Additionally, Spark supports a responsive interface that works seamlessly on both web and mobile devices, enabling users to manage their event needs on the go.

How we built it

We started by doing user research by talking to local businesses.

From the pains they faced we pattern matched and tackled the issue we thought were going to have the largest impact.

Sophie and Landon decided on the MVP roadmap which Landon then designed.

Sophie then worked on the schemas and the backend while Landon hooked up most of the frontend.

What Square APIs did we use to build it?

Square auth Was required to get an access token that had permissions to use all the other APIs

Square merchant API To get information about a merchant and sync the information onto our marketplace, this information would then be displayed in various places to give context to other businesses on our marketplace

Square locations API All the location information about a business was information for the browse merchant page. This would help businesses find collaborators who were in their city for example or if they needed a vendor that sold food at their event they could be able to filter by the MCC code on Spark's browse merchant page.

Square checkout - Payment links, webhooks If a business wants to be a sponsor at an event they have to pay through our platform which opens up the square checkout.

Square payments We then grab the orderId from the webhook and then fetch the payment link id we created from Square to update the correct payment link in our database.

Challenges we ran into

Webhooks were quite difficult to test and took us some time to configure.

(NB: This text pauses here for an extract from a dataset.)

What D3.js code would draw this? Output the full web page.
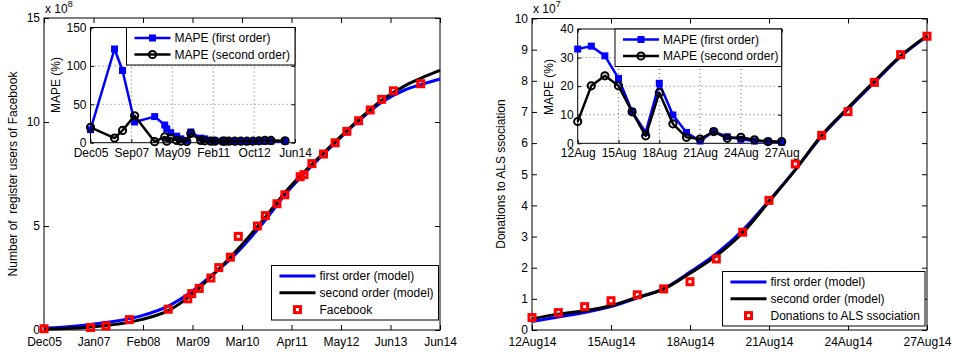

We wished that Square also allowed Payment links to be reused like they can be in the merchant dashboard, we thought this was the case and would have made things a lot easier.

Accomplishments that we're proud of

We were super happy with the focus we had in solving the problem described above. With the focus we had, we were able to build a really good solution to this one big problem small businesses were facing. This meant using the exact APIs needed and not using APIs unnecessarily.

We were also very happy with the design and it's responsiveness. Our product works even better on the go which was by design.